Saturday, March 30, 2013

Informed advice on consequences of plea: changing perceptions of fairness

Sometimes when judges make new rules they apply retrospectively to cases that have already been decided. Obviously this could cause chaos, so there are limitations that confine the situations in which this retrospectivity can apply. In the United States, as we saw here on 21 February 2008, the rule in Teague v Lane, 489 U.S. 228 (1989) recognises two exceptions to the general rule that decisions do not apply retrospectively: where laws proscribing conduct have been declared unconstitutional, and where new rules concern the fairness of trials. Teague has been applied recently in Chaidez v United States
USSC No 11-820, 20 February 2013.

In Chaidez the appellant sought application to her case of a rule that had been declared by the Supreme Court after the proceedings in her trial had been finalised. The rule is that counsel must advise a non-citizen client of the immigration status implications of a plea of guilty: Padilla v Kentucky, 559 U.S. 356 (2010). Ms Chaidez had not been advised that her permanent residency would be revoked and that she faced mandatory removal as a result of her guilty pleas and convictions for mail fraud charges that were classified as aggravated felonies.

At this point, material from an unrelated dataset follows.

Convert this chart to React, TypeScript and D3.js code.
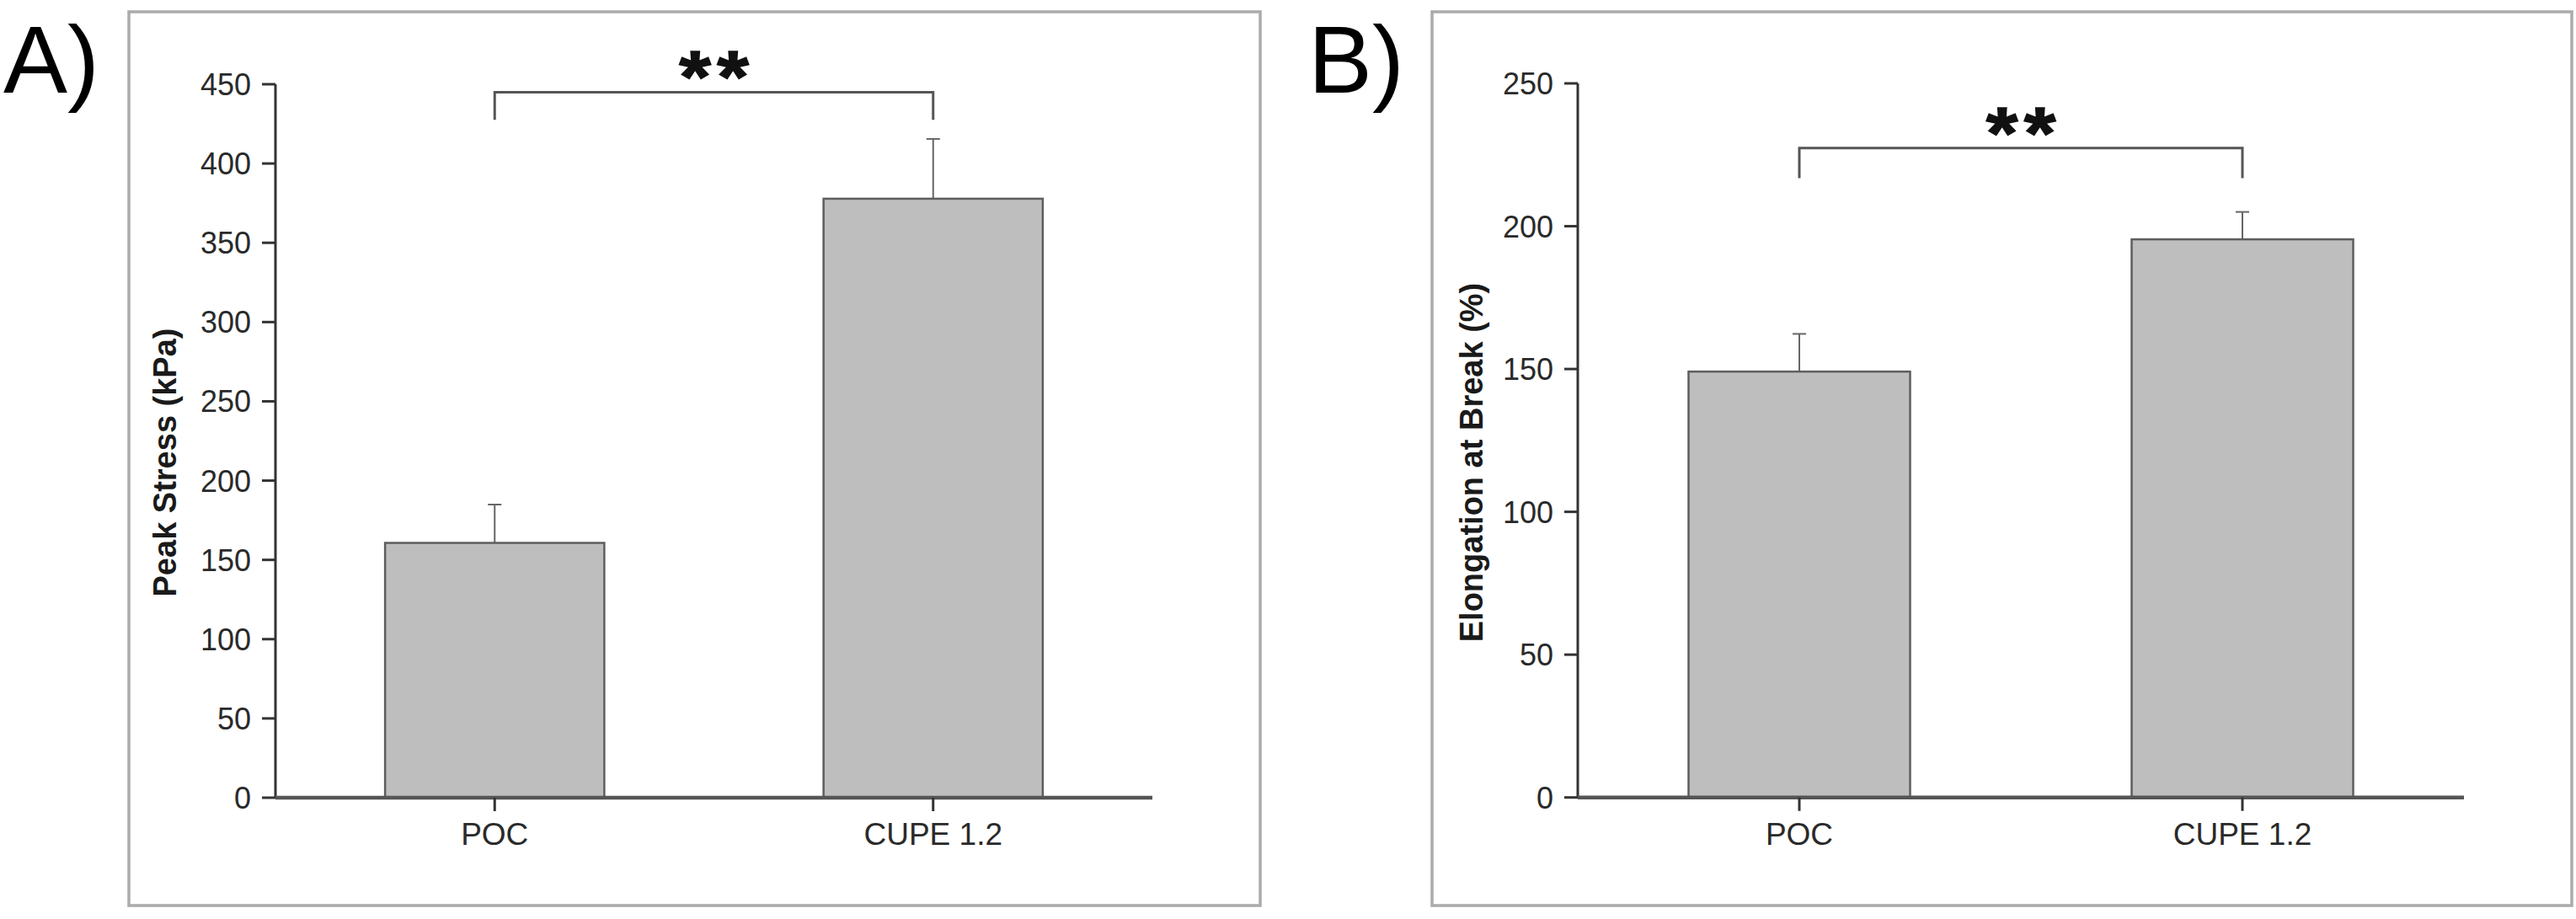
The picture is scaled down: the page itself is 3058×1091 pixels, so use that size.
import React from "react";
import * as d3 from "d3";

const categories = ["POC", "CUPE 1.2"];
const stressMean = [160.7, 377.8];
const stressErr = [24.2, 37.7];
const stressTicks = [0, 50, 100, 150, 200, 250, 300, 350, 400, 450];
const elongMean = [149.1, 195.4];
const elongErr = [13.2, 9.6];
const elongTicks = [0, 50, 100, 150, 200, 250];
// significance bracket: [level, leg end] in data units
const stressSig = [445, 427.5];
const elongSig = [227.4, 216.8];
const sigText = "**";

const FONT = "'Liberation Sans', Arial, Helvetica, sans-serif";

type PanelProps = {
  letter: string;
  letterX: number;
  frame: [number, number, number, number];
  xRange: [number, number];
  yRange: [number, number];
  ticks: number[];
  means: number[];
  errs: number[];
  sig: number[];
  ylabel: string;
  ylabelX: number;
  ylabelY: number;
};

function Panel(p: PanelProps) {
  const y = d3
    .scaleLinear()
    .domain([0, p.ticks[p.ticks.length - 1]])
    .range(p.yRange);
  const x = d3
    .scaleBand<string>()
    .domain(categories)
    .range(p.xRange)
    .paddingInner(0.5)
    .paddingOuter(0.25);
  const [fx0, fy0, fx1, fy1] = p.frame;
  const axisX = p.xRange[0];
  const y0 = y(0);
  const cx = (c: string) => (x(c) as number) + x.bandwidth() / 2;
  const bx0 = cx(categories[0]);
  const bx1 = cx(categories[1]);
  const by = y(p.sig[0]);
  const byLeg = y(p.sig[1]);
  const starChars = sigText.split("");
  const starGap = 45;
  const mid = (bx0 + bx1) / 2;
  return (
    <g>
      <rect
        x={fx0}
        y={fy0}
        width={fx1 - fx0}
        height={fy1 - fy0}
        fill="#fff"
        stroke="#ababab"
        strokeWidth={3.5}
      />
      <text
        x={p.letterX}
        y={110}
        fontFamily={FONT}
        fontSize={114}
        fill="#000"
      >
        {p.letter}
      </text>
      {/* bars */}
      {categories.map((c, i) => (
        <g key={c}>
          <line
            x1={cx(c)}
            x2={cx(c)}
            y1={y(p.means[i])}
            y2={y(p.means[i] + p.errs[i])}
            stroke="#666"
            strokeWidth={2}
          />
          <line
            x1={cx(c) - 8}
            x2={cx(c) + 8}
            y1={y(p.means[i] + p.errs[i])}
            y2={y(p.means[i] + p.errs[i])}
            stroke="#666"
            strokeWidth={2}
          />
          <rect
            x={x(c)}
            y={y(p.means[i])}
            width={x.bandwidth()}
            height={y0 - y(p.means[i])}
            fill="#bebebe"
            stroke="#5e5e5e"
            strokeWidth={2.5}
          />
        </g>
      ))}
      {/* y axis */}
      <line
        x1={axisX}
        x2={axisX}
        y1={y0}
        y2={y(p.ticks[p.ticks.length - 1])}
        stroke="#333"
        strokeWidth={3}
      />
      {p.ticks.map((t) => (
        <g key={t}>
          <line
            x1={axisX - 16}
            x2={axisX}
            y1={y(t)}
            y2={y(t)}
            stroke="#333"
            strokeWidth={3}
          />
          <text
            x={axisX - 29}
            y={y(t)}
            dy="0.36em"
            textAnchor="end"
            fontFamily={FONT}
            fontSize={36}
            fill="#2a2a2a"
          >
            {t}
          </text>
        </g>
      ))}
      {/* x axis */}
      <line
        x1={axisX}
        x2={p.xRange[1]}
        y1={y0}
        y2={y0}
        stroke="#555"
        strokeWidth={4.5}
      />
      {categories.map((c) => (
        <g key={c}>
          <line
            x1={cx(c)}
            x2={cx(c)}
            y1={y0}
            y2={y0 + 16}
            stroke="#333"
            strokeWidth={3}
          />
          <text
            x={cx(c)}
            y={1003}
            textAnchor="middle"
            fontFamily={FONT}
            fontSize={37}
            fill="#2a2a2a"
          >
            {c}
          </text>
        </g>
      ))}
      {/* y label */}
      <text
        transform={`translate(${p.ylabelX},${p.ylabelY}) rotate(-90)`}
        textAnchor="middle"
        fontFamily={FONT}
        fontWeight="bold"
        fontSize={38}
        fill="#1a1a1a"
      >
        {p.ylabel}
      </text>
      {/* significance bracket */}
      <path
        d={`M${bx0},${byLeg}V${by}H${bx1}V${byLeg}`}
        fill="none"
        stroke="#555"
        strokeWidth={3}
      />
      {starChars.map((ch, i) => (
        <text
          key={i}
          transform={`translate(${mid + (i - (starChars.length - 1) / 2) * starGap},${by + 12}) scale(1.1,1)`}
          textAnchor="middle"
          fontFamily={FONT}
          fontWeight="bold"
          fontSize={88}
          fill="#111"
          stroke="#111"
          strokeWidth={1.5}
        >
          {ch}
        </text>
      ))}
    </g>
  );
}

export default function App() {
  return (
    <svg
      width={3058}
      height={1091}
      style={{ position: "absolute", left: 0, top: 0, background: "#fff" }}
    >
      <rect x={0} y={0} width={3058} height={1091} fill="#fff" />
      <Panel
        letter="A)"
        letterX={4}
        frame={[153, 14, 1496, 1075]}
        xRange={[327, 1368]}
        yRange={[947, 100]}
        ticks={stressTicks}
        means={stressMean}
        errs={stressErr}
        sig={stressSig}
        ylabel="Peak Stress (kPa)"
        ylabelX={209}
        ylabelY={549}
      />
      <Panel
        letter="B)"
        letterX={1553}
        frame={[1700, 14, 3053, 1075]}
        xRange={[1873, 2925]}
        yRange={[946.7, 99]}
        ticks={elongTicks}
        means={elongMean}
        errs={elongErr}
        sig={elongSig}
        ylabel="Elongation at Break (%)"
        ylabelX={1760}
        ylabelY={549}
      />
    </svg>
  );
}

The Court held that the Padilla rule did not apply retrospectively.

This rather surprising result arose from what the majority regarded as the first issue which was whether advice about deportation came within the Sixth Amendment right to counsel. Does the right to counsel include the right to advice about a collateral matter – the consequences of a conviction on immigration status? Before Padilla the states had almost unanimously held that it does not. Padilla created a new rule for most jurisdictions. This new rule did not apply to Ms Chaidez's case because (the opinion of the Court is not clear on this but one can infer the reason) it did not, in terms of Teague, concern the fairness of the criminal proceedings against her.

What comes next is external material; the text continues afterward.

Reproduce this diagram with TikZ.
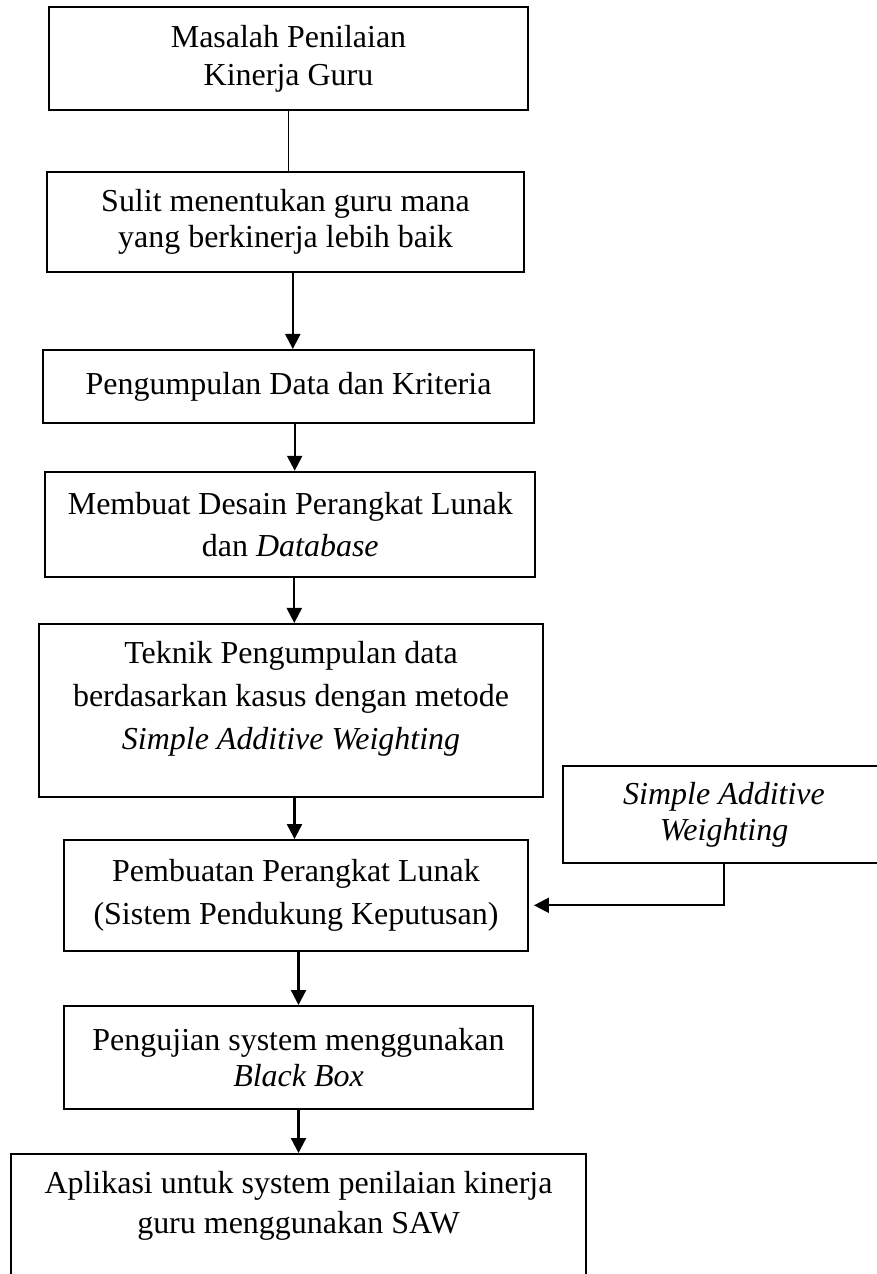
\documentclass[tikz,border=0pt]{standalone}
\usepackage{fontspec}
\setmainfont{Liberation Serif}
\usetikzlibrary{arrows.meta}

\tikzset{
  kotak/.style={draw, line width=0.04cm, inner sep=0cm, align=center,
    font=\fontsize{18.2}{22.8}\selectfont},
  garis/.style={line width=0.03cm},
  panah/.style={line width=0.045cm, ->, >={Triangle[length=0.3cm,width=0.3cm]}}
}

\begin{document}
\begin{tikzpicture}[x=0.02cm, y=-0.02cm]
\useasboundingbox (0,0) rectangle (876,1274);

% kotak utama
\node[kotak, minimum width=9.6cm, minimum height=2.06cm,
      font=\fontsize{18.2}{21.8}\selectfont] (masalah) at (288.5,58.8)
  {Masalah Penilaian\\Kinerja Guru};
\node[kotak, minimum width=9.56cm, minimum height=1.99cm,
      font=\fontsize{18.2}{20.8}\selectfont] (sulit) at (285.5,221.9)
  {Sulit menentukan guru mana\\yang berkinerja lebih baik};
\node[kotak, minimum width=9.82cm, minimum height=1.47cm] (pengumpulan) at (288.5,386.7)
  {Pengumpulan Data dan Kriteria};
\node[kotak, minimum width=9.8cm, minimum height=2.11cm,
      font=\fontsize{18.2}{24.2}\selectfont] (desain) at (290.3,524.5)
  {Membuat Desain Perangkat Lunak\\dan \textit{Database}};
\node[kotak, minimum width=10.1cm, minimum height=3.47cm,
      font=\fontsize{18.2}{24.5}\selectfont] (teknik) at (291,710.7)
  {Teknik Pengumpulan data\\berdasarkan kasus dengan metode\\\textit{Simple Additive Weighting}\\[-7pt]\mbox{}};
\node[kotak, minimum width=9.28cm, minimum height=2.21cm,
      font=\fontsize{18.2}{24.6}\selectfont] (pembuatan) at (296,895.3)
  {Pembuatan Perangkat Lunak\\(Sistem Pendukung Keputusan)};
\node[kotak, minimum width=9.38cm, minimum height=2.06cm,
      font=\fontsize{18.2}{20.9}\selectfont] (pengujian) at (298.5,1057.5)
  {Pengujian system menggunakan\\\textit{Black Box}};
\node[kotak, minimum width=11.5cm, minimum height=2.72cm] (aplikasi) at (298.5,1222)
  {Aplikasi untuk system penilaian kinerja\\guru menggunakan SAW\\\mbox{}};

% metode di kanan
\node[kotak, minimum width=6.46cm, minimum height=1.95cm,
      font=\fontsize{18.2}{20.8}\itshape] (saw) at (724,814.7)
  {Simple Additive\\Weighting};

% panah
\draw[garis] (masalah.south) -- (masalah.south |- sulit.north);
\draw[panah] ([xshift=0.146cm]sulit.south) -- ([xshift=0.146cm]sulit.south |- pengumpulan.north);
\draw[panah] ([xshift=0.124cm]pengumpulan.south) -- ([xshift=0.124cm]pengumpulan.south |- desain.north);
\draw[panah] ([xshift=0.08cm]desain.south) -- ([xshift=0.08cm]desain.south |- teknik.north);
\draw[panah] ([xshift=0.07cm]teknik.south) -- ([xshift=0.07cm]teknik.south |- pembuatan.north);
\draw[panah] ([xshift=0.05cm]pembuatan.south) -- ([xshift=0.05cm]pembuatan.south |- pengujian.north);
\draw[panah] (pengujian.south) -- (pengujian.south |- aplikasi.north);
\draw[panah] (saw.south) |- ([yshift=-0.2cm, xshift=0.1cm]pembuatan.east);

\end{tikzpicture}
\end{document}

Sotomayor J, joined by Ginsburg J, dissented. They reasoned that Padilla did not create a new rule but it merely applied the established rule that legal representation must be to a standard consistent with prevailing professional norms (Strickland v Washington, 466 U.S. 668 (1984)). Those norms had developed to require advice about the immigration implications of a guilty plea. Padilla did not apply a direct-or-collateral consequence approach to the Sixth Amendment, and Ms Chaidez's legal representation had fallen short of the required standard.

Outside the United States a retrospectivity issue of the kind that arose in Chaidez would probably be resolved by asking whether the defendant should have been advised of the consequences of conviction, including deportation. The rules of professional conduct should indicate the extent of a lawyer's obligation to advise a client of the consequences of a decision. For example, the Lawyers and Conveyancers Act (Lawyers: Conduct and Client Care) Rules 2008 [NZ], rule 13.13.1:

"When taking instructions from a client, including instructions on a plea and whether or not to give evidence, a defence lawyer must ensure that his or her client is fully informed on all relevant implications of his or her decision and the defence lawyer must then act in accordance with the client's instructions."

A retrospectivity issue would arise if standards had changed so that although advice on immigration status might not reasonably have been required to have been given at the time the client entered a guilty plea, it would be required now. This is an artificial issue here, as it has long been recognised that such advice must be given. But if there had been a change in this, so that "all relevant implications" now include the effect of a conviction on immigration status, would all defendants who had previously entered guilty pleas without that advice now be able to have their convictions quashed and their pleas re-taken?

While it is true that standards of fairness change over time, defendants who are still around to complain of treatment that by current standards was unfair are likely to have a remedy. See Krishna v The State (Trinidad and Tobago) [2011] UKPC 18, discussed here on 12 July 2011.